Energy management for plug-in hybrid electric vehicles via vehicle-to-grid

As a paradigm of the incoming smart grid, vehicle-to-grid (V2G) has been proposed as a solution to increase the adoption rate of plug-in hybrid electric vehicles (PHEVs). In this work, we investigate the energy management strategies for PHEVs via bidirectional V2G. We first follow a cost-conscious approach. To minimize the daily energy cost, we formulate the energy management problem through dynamic programming. However, the “well-known” complexity in solving dynamic programming poses a computational challenge even for a small number of iterations.

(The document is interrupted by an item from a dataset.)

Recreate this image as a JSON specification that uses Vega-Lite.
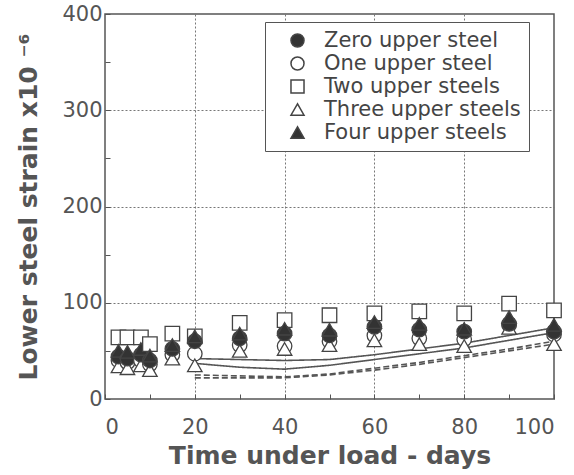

Therefore, we prove that a state-independent four-threshold (s, S, s', S') feedback policy is optimal for PHEV battery charging/discharging based on stochastic inventory theory. A backward iteration algorithm is further developed to practically implement the above (s, S, s', S') policy. Second, aiming to minimize the peak load and flatten the overall load profile, we propose an optimal PHEV charging scheme and derive a reminiscent “water-filling” solution for this scenario. Realistic PHEV battery models, time-of-use (TOU) electricity pricing rate and real data of household demand are integrated into our formulated PHEV model. The theoretical analysis and proofs are instrumental to the future large-scale PHEV adoption in smart grid.